[START Data]
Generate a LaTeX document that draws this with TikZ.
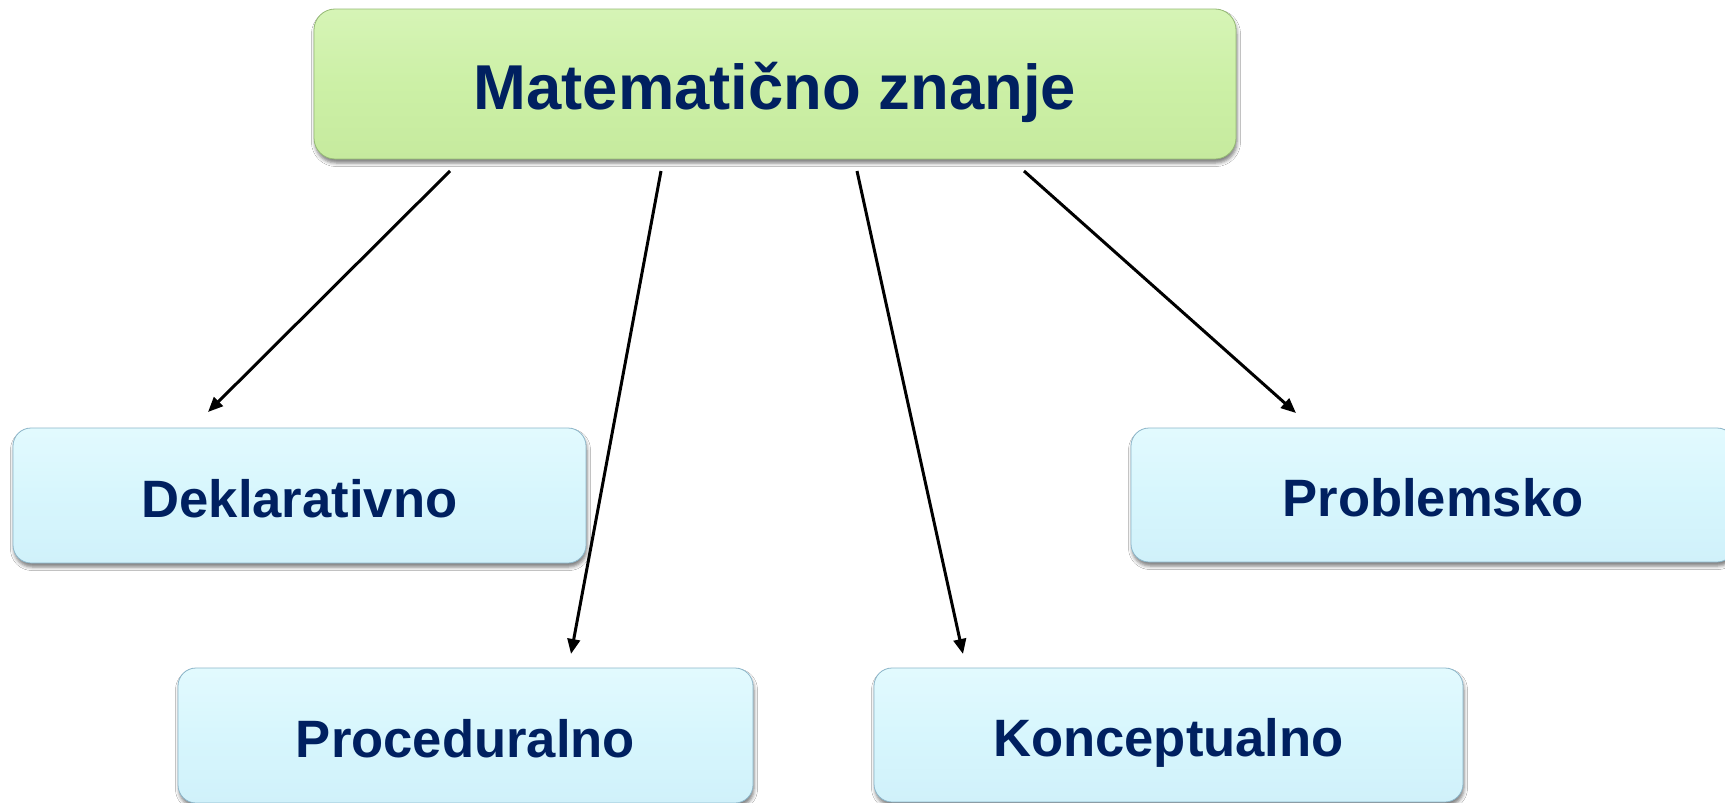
\documentclass[tikz,border=0pt]{standalone}
\usepackage{fontspec}
\setmainfont{Liberation Sans}
\usetikzlibrary{arrows.meta,shadows.blur}
\definecolor{navytext}{RGB}{0,32,96}
\definecolor{greenTop}{RGB}{214,244,182}
\definecolor{greenMid}{RGB}{204,240,166}
\definecolor{greenBot}{RGB}{198,234,158}
\definecolor{greenEdge}{RGB}{150,186,118}
\definecolor{cyanTop}{RGB}{226,250,254}
\definecolor{cyanMid}{RGB}{215,246,253}
\definecolor{cyanBot}{RGB}{208,241,250}
\definecolor{cyanEdge}{RGB}{140,182,202}
\begin{document}
\begin{tikzpicture}[x=1pt,y=-1pt,
  boxbase/.style={rectangle, inner sep=0pt, text=navytext, text depth=0pt,
    blur shadow={shadow xshift=1pt, shadow yshift=-4pt, shadow blur radius=3.5pt, shadow opacity=50}},
  rootbox/.style={boxbase, rounded corners=21pt, top color=greenTop, bottom color=greenBot,
    middle color=greenMid, draw=greenEdge, line width=0.8pt,
    font=\bfseries\fontsize{63.4}{70}\selectfont, text height=50.4pt},
  leafbox/.style={boxbase, rounded corners=18pt, top color=cyanTop, bottom color=cyanBot,
    middle color=cyanMid, draw=cyanEdge, line width=0.8pt,
    font=\bfseries\fontsize{52.6}{60}\selectfont, text height=43pt},
  conn/.style={line width=3pt, draw=black, -{Triangle[length=15pt,width=12.5pt]}}
]
\useasboundingbox (0,0) rectangle (1725,803);
\clip (0,0) rectangle (1725,803);
\fill[white] (0,0) rectangle (1725,803);

\node[rootbox, minimum width=922pt, minimum height=150pt] (root) at (775,84) {Matematično znanje};
\node[leafbox, minimum width=573pt, minimum height=135pt] (dek) at (299.5,495.5) {Deklarativno};
\node[leafbox, minimum width=604pt, minimum height=134pt] (prob) at (1433,495) {Problemsko};
\node[leafbox, minimum width=575pt, minimum height=135pt] (proc) at (465.5,735.5) {Proceduralno};
\node[leafbox, minimum width=589pt, minimum height=134pt] (konc) at (1168.5,735) {Konceptualno};

\coordinate (a1s) at (450,171);
\coordinate (a1e) at (208,412);
\coordinate (a2s) at (661,171);
\coordinate (a2e) at (571,654);
\coordinate (a3s) at (857,171);
\coordinate (a3e) at (963,654);
\coordinate (a4s) at (1024,171);
\coordinate (a4e) at (1296,413);

\draw[conn] (a1s) -- (a1e);
\draw[conn] (a2s) -- (a2e);
\draw[conn] (a3s) -- (a3e);
\draw[conn] (a4s) -- (a4e);
\end{tikzpicture}
\end{document}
[END Data]
* Requirement
Make an exact copy of the whole listing, but don't bring over any pictures.

* Completed task
Generate a LaTeX document that draws this with TikZ.
\documentclass[tikz,border=0pt]{standalone}
\usepackage{fontspec}
\setmainfont{Liberation Sans}
\usetikzlibrary{arrows.meta,shadows.blur}
\definecolor{navytext}{RGB}{0,32,96}
\definecolor{greenTop}{RGB}{214,244,182}
\definecolor{greenMid}{RGB}{204,240,166}
\definecolor{greenBot}{RGB}{198,234,158}
\definecolor{greenEdge}{RGB}{150,186,118}
\definecolor{cyanTop}{RGB}{226,250,254}
\definecolor{cyanMid}{RGB}{215,246,253}
\definecolor{cyanBot}{RGB}{208,241,250}
\definecolor{cyanEdge}{RGB}{140,182,202}
\begin{document}
\begin{tikzpicture}[x=1pt,y=-1pt,
  boxbase/.style={rectangle, inner sep=0pt, text=navytext, text depth=0pt,
    blur shadow={shadow xshift=1pt, shadow yshift=-4pt, shadow blur radius=3.5pt, shadow opacity=50}},
  rootbox/.style={boxbase, rounded corners=21pt, top color=greenTop, bottom color=greenBot,
    middle color=greenMid, draw=greenEdge, line width=0.8pt,
    font=\bfseries\fontsize{63.4}{70}\selectfont, text height=50.4pt},
  leafbox/.style={boxbase, rounded corners=18pt, top color=cyanTop, bottom color=cyanBot,
    middle color=cyanMid, draw=cyanEdge, line width=0.8pt,
    font=\bfseries\fontsize{52.6}{60}\selectfont, text height=43pt},
  conn/.style={line width=3pt, draw=black, -{Triangle[length=15pt,width=12.5pt]}}
]
\useasboundingbox (0,0) rectangle (1725,803);
\clip (0,0) rectangle (1725,803);
\fill[white] (0,0) rectangle (1725,803);

\node[rootbox, minimum width=922pt, minimum height=150pt] (root) at (775,84) {Matematično znanje};
\node[leafbox, minimum width=573pt, minimum height=135pt] (dek) at (299.5,495.5) {Deklarativno};
\node[leafbox, minimum width=604pt, minimum height=134pt] (prob) at (1433,495) {Problemsko};
\node[leafbox, minimum width=575pt, minimum height=135pt] (proc) at (465.5,735.5) {Proceduralno};
\node[leafbox, minimum width=589pt, minimum height=134pt] (konc) at (1168.5,735) {Konceptualno};

\coordinate (a1s) at (450,171);
\coordinate (a1e) at (208,412);
\coordinate (a2s) at (661,171);
\coordinate (a2e) at (571,654);
\coordinate (a3s) at (857,171);
\coordinate (a3e) at (963,654);
\coordinate (a4s) at (1024,171);
\coordinate (a4e) at (1296,413);

\draw[conn] (a1s) -- (a1e);
\draw[conn] (a2s) -- (a2e);
\draw[conn] (a3s) -- (a3e);
\draw[conn] (a4s) -- (a4e);
\end{tikzpicture}
\end{document}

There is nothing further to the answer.